California Issued 2.3 Million REAL ID Drivers Licenses & ID Cards Using Insufficient Verification Standards


Travelers with standard drivers licenses issued by various U.S. states will soon require a new Real-ID document if they wish to fly domestically and California has apparently already issued 2.3 Million such documents accepting insufficient documentation.

Individuals can apply new and also upgrade their current ID / Drivers License to the new REAL ID which comes with a designation on it while non compliant ID’s include the notion “Federal Limits Apply”.

According to media reports, the California Department of Motor Vehicles was told by the Department of Homeland Security that the 2.3 million new IDs since early 2018 were issued using a process that doesn’t meet the federal government’s standards.

The matter was already reported in late December 2018 by the Sacramento Bee (access here).

The California Department of Motor Vehicles issued 2.3 million new IDs this year using a process that doesn’t meet the federal government’s standards, the DMV was told last month.

The development means Californians who got those Real IDs will need to provide a second form of documentation to prove their residency when their ID comes up for renewal. DMV spokesman Armando Botello said the federal government told the DMV during phone conversations about the issue that it would still accept IDs that didn’t meet the requirement in the meantime.

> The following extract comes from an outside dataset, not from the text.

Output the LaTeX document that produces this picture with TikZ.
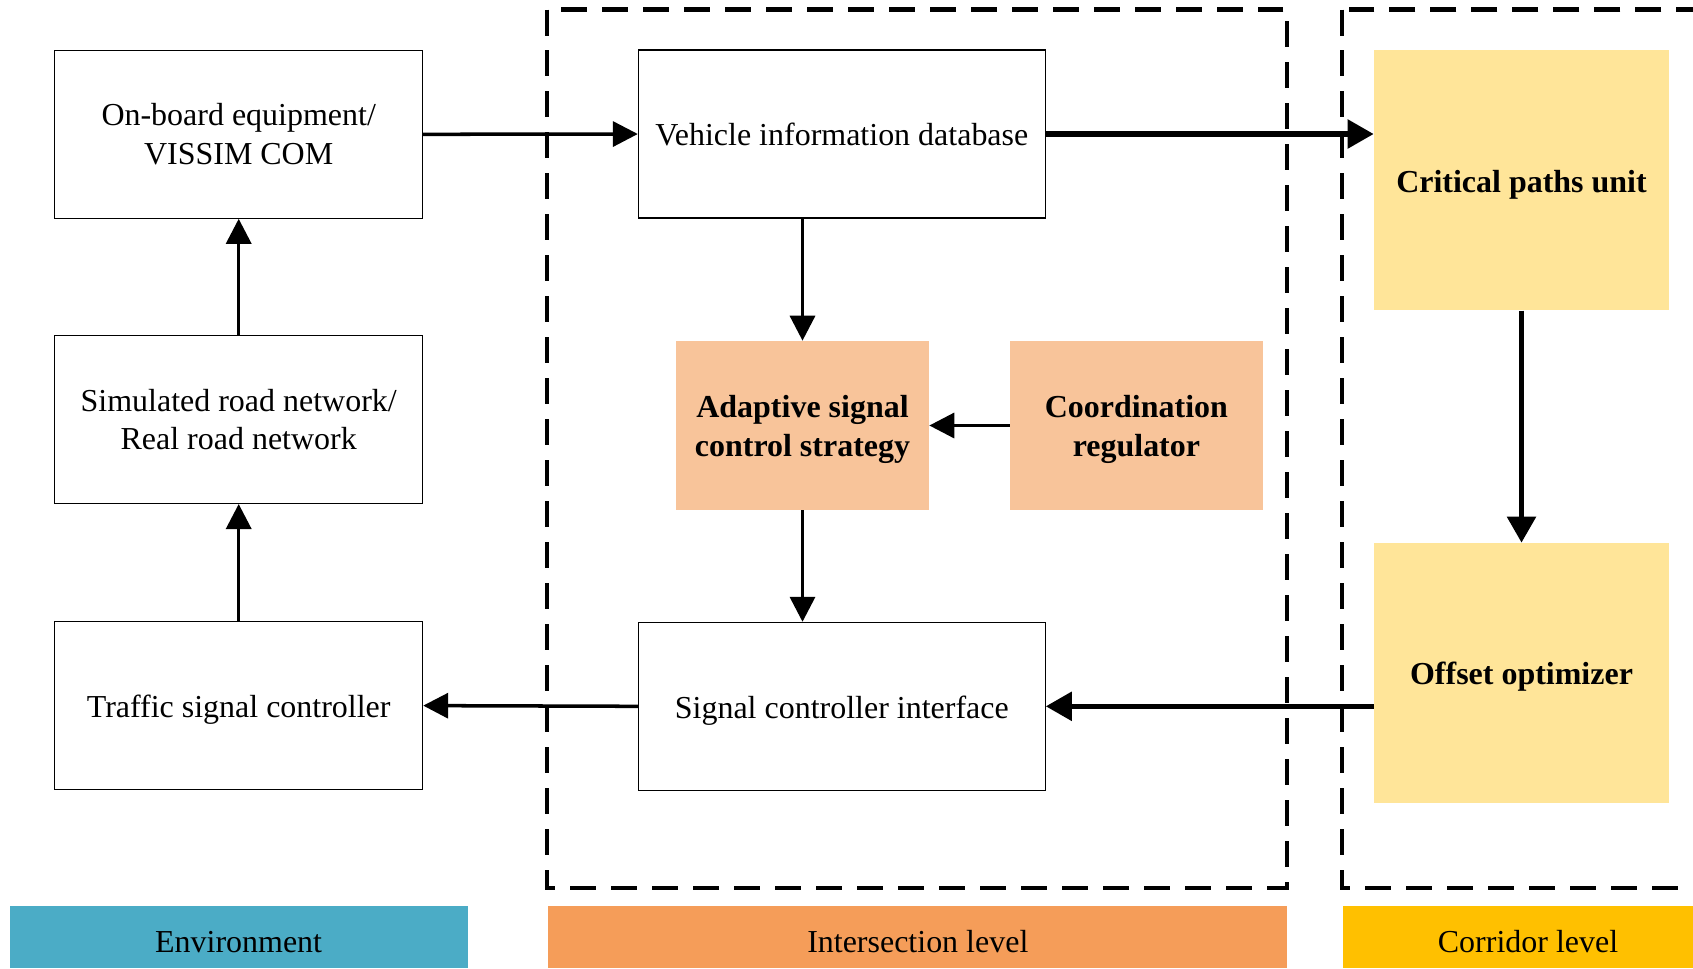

The U.S. Department of Homeland Security sent DMV director Jean Shiomoto a letter on Nov. 21 saying California’s process for verifying ID applicants’ residency didn’t meet federal requirements.

Federal standards require ID applicants to “present at least two documents of the State’s choice that include the individual’s name and principal residence,” according to the letter. It instructed the DMV to send federal officials a plan to correct the issue.

The department is still finalizing its correction plan, but intends to start requiring new applicants to provide two documents verifying residency beginning in April.

Indeed, the California DMV has updated the requirement on their website in the meanwhile:

Last November I went to a DMV in the Los Angeles area to get myself a Real ID and had to only provide ONE address verification document, which in all honesty was a joke. It didn’t actually verify any actual “residence” other than being able to obtain that document at some address or in original form via a counter.

See the list of accepted documents here:

I believe I used a letter from the U.S. Department of Transportation that I received confirming a consumer complaint against an airline, which was of course accepted as “Document issued by a government agency”.

You can actually still apply for ID’s and Drivers Licenses without the RealID feature. Why? Because the RealID requirement is actually quite restrictive and you’re only able to get one if you’re in possession of a Social Security Number (obviously no problem for U.S. citizens or lawful residents) as well as valid Identification which includes as a minimum a valid foreign passport, valid U.S. Visa and most recent I-94 (definitely a problem for individuals with questionable status).

This issue apparently happened due to a miscommunication between the responsible departments on federal and state levels:

… The department provided several emails between California and federal officials from last year that show DHS official Steve Yonkers, director of identity and credentialing for the Real ID program, describing the state’s residency verification plan as “acceptable.” …

The entire matter will really become an issue nationwide starting October 1st, 2020 from which day on travelers will require a RealID or a passport (among a few other accepted documents). The old drivers license which doesn’t meet federal standards will no longer be accepted.


That’s a pretty embarrassing snafu, but honestly the materials provided so far are really sufficient considering a second proof of residency would simply mean another account statement, doctors bill or some other nonsense piece of paper such as a USPS address change postcard.

Whoever got issued a RealID so far has already proven to be a lawful resident – even if just temporary – based on the mandatory government issued documents (social security number, passport, visa, birth certificate etc).